◆ Problem statement ◆
Records follow. Pull out every line that contains "with".

Records from a data collection:

——

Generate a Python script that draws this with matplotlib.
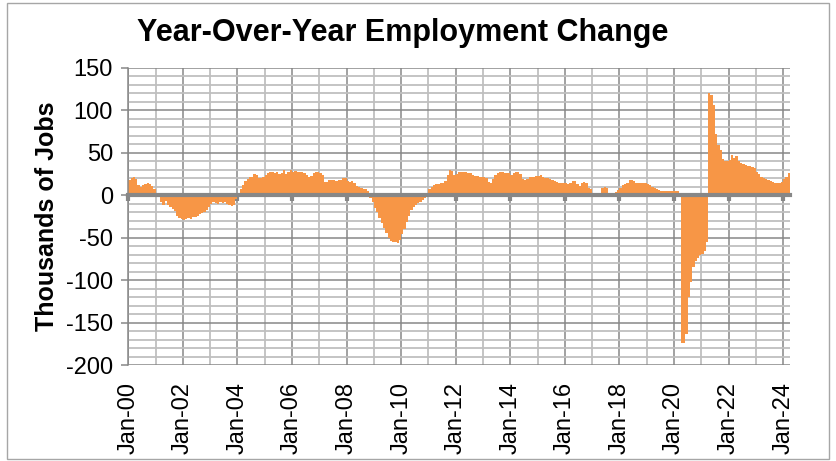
import numpy as np
import matplotlib.pyplot as plt
from matplotlib.ticker import MultipleLocator
from matplotlib.patches import Rectangle

plt.rcParams['font.family'] = ['Liberation Sans', 'DejaVu Sans']
plt.rcParams['axes.unicode_minus'] = False

# year-over-year change, thousands of jobs, monthly from Jan-2000
y2000 = [18, 20, 22, 19, 12, 10, 12, 13, 14, 13, 11, 7]
y2001 = [2, -2, -8, -12, -7, -12, -14, -16, -18, -24, -27, -28]
y2002 = [-29, -28, -27, -28, -26, -25, -24, -22, -21, -20, -17, -14]
y2003 = [-10, -8, -9, -10, -8, -9, -8, -10, -12, -13, -11, -4]
y2004 = [3, 7, 12, 17, 19, 21, 22, 25, 24, 20, 20, 21]
y2005 = [24, 26, 27, 27, 26, 27, 25, 26, 30, 25, 27, 30]
y2006 = [28, 29, 28, 27, 28, 26, 24, 22, 23, 26, 27, 27]
y2007 = [26, 24, 16, 16, 18, 18, 18, 17, 18, 18, 20, 20]
y2008 = [17, 16, 17, 15, 11, 10, 9, 8, 7, 5, -3, -8]
y2009 = [-15, -20, -27, -33, -38, -44, -50, -54, -55, -55, -56, -53]
y2010 = [-46, -40, -32, -24, -17, -14, -11, -9, -8, -5, -3, 3]
y2011 = [7, 10, 12, 13, 13, 14, 15, 17, 24, 30, 29, 24]
y2012 = [25, 28, 28, 27, 28, 26, 26, 24, 23, 23, 22, 21]
y2013 = [21, 20, 16, 15, 19, 24, 26, 27, 27, 26, 26, 26]
y2014 = [24, 26, 28, 28, 25, 19, 18, 19, 21, 22, 22, 23]
y2015 = [23, 24, 22, 20, 20, 19, 18, 17, 16, 15, 14, 15]
y2016 = [14, 13, 15, 17, 17, 13, 11, 15, 16, 14, 9, 7]
y2017 = [3, 2, 2, 2, 9, 10, 9, 2, 2, 2, 4, 6]
y2018 = [9, 12, 13, 15, 18, 18, 17, 15, 14, 14, 14, 14]
y2019 = [13, 12, 10, 9, 8, 6, 5, 5, 5, 5, 5, 5]
y2020 = [5, 5, 3, -174, -174, -163, -120, -102, -84, -78, -74, -70]
y2021 = [-69, -66, -55, 120, 118, 106, 72, 59, 53, 43, 40, 40]
y2022 = [42, 47, 44, 46, 40, 38, 37, 36, 35, 34, 33, 32]
y2023 = [28, 25, 22, 20, 19, 18, 17, 16, 15, 15, 15, 16]
y2024 = [19, 22, 26]

years = [y2000, y2001, y2002, y2003, y2004, y2005, y2006, y2007, y2008,
         y2009, y2010, y2011, y2012, y2013, y2014, y2015, y2016, y2017,
         y2018, y2019, y2020, y2021, y2022, y2023, y2024]
values = np.concatenate(years)
months = np.arange(len(values))

tick_labels = ['Jan-00', 'Jan-02', 'Jan-04', 'Jan-06', 'Jan-08', 'Jan-10', 'Jan-12',
               'Jan-14', 'Jan-16', 'Jan-18', 'Jan-20', 'Jan-22', 'Jan-24']

grey = '#878787'
light = '#bfbfbf'

fig = plt.figure(figsize=(8.36, 4.61), dpi=100)
ax = fig.add_axes([0.1535, 0.2082, 0.7915, 0.6443])

ax.bar(months, values, width=1.0, align='edge', color='#F79646', linewidth=0)

ax.set_xlim(0, len(values))
ax.set_ylim(-200, 150)
ax.xaxis.set_major_locator(MultipleLocator(24))
ax.xaxis.set_minor_locator(MultipleLocator(12))
ax.yaxis.set_major_locator(MultipleLocator(50))
ax.yaxis.set_minor_locator(MultipleLocator(10))

ax.set_axisbelow(True)
ax.grid(which='major', color=grey, lw=1.1)
ax.grid(which='minor', color=light, lw=1.3)

for s in ['top', 'right']:
    ax.spines[s].set_visible(False)
ax.spines['left'].set_color(grey)
ax.spines['left'].set_linewidth(1.1)
ax.spines['bottom'].set_position(('data', 0))
ax.spines['bottom'].set_color(grey)
ax.spines['bottom'].set_linewidth(3)

ax.tick_params(axis='x', which='major', direction='out', length=4, width=3,
               color=grey, labelbottom=False)
ax.tick_params(axis='both', which='minor', length=0)
ax.tick_params(axis='y', which='major', length=5, width=1.1, color=grey,
               labelsize=17, pad=6)

sec = ax.secondary_xaxis('bottom')
sec.set_xticks(np.arange(0, len(values), 24), tick_labels)
sec.tick_params(length=0, labelsize=17, labelrotation=90, pad=12)
sec.spines['bottom'].set_visible(False)

ax.set_ylabel('Thousands of Jobs', fontsize=18, fontweight='bold', labelpad=5)
fig.text(0.482, 0.928, 'Year-Over-Year Employment Change', ha='center', va='center',
         fontsize=22, fontweight='bold')

fig.patches.append(Rectangle((0.008, 0.004), 0.984, 0.99, transform=fig.transFigure,
                             fill=False, ec='#a6a6a6', lw=1))

fig.savefig('out.png', dpi=100)
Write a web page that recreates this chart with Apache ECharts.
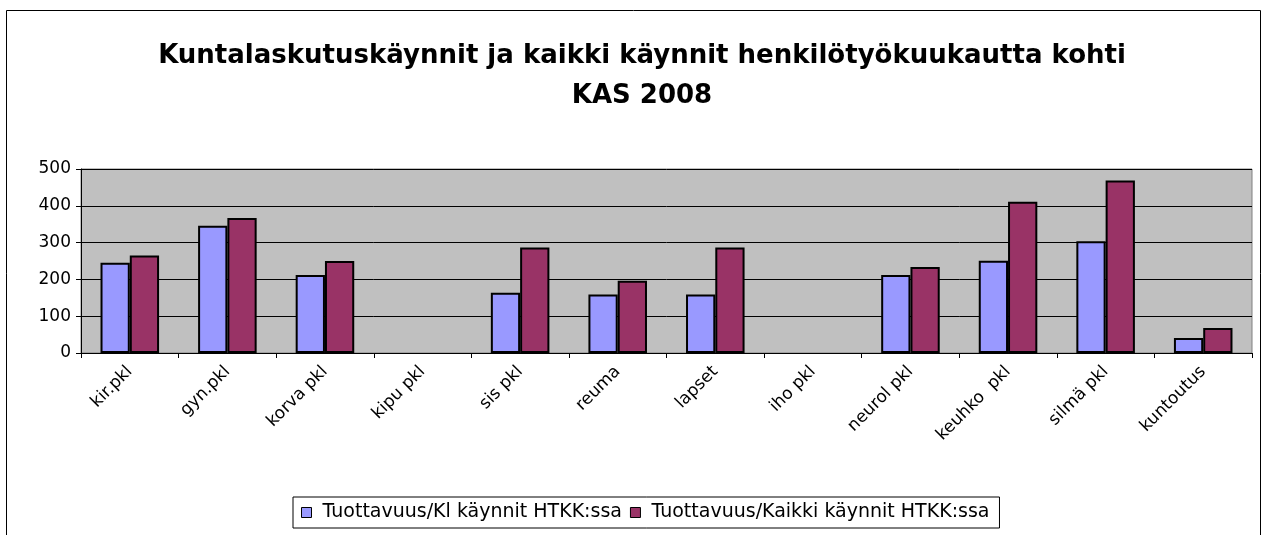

——

◆ Task answer ◆
Generate a Python script that draws this with matplotlib.
Write a web page that recreates this chart with Apache ECharts.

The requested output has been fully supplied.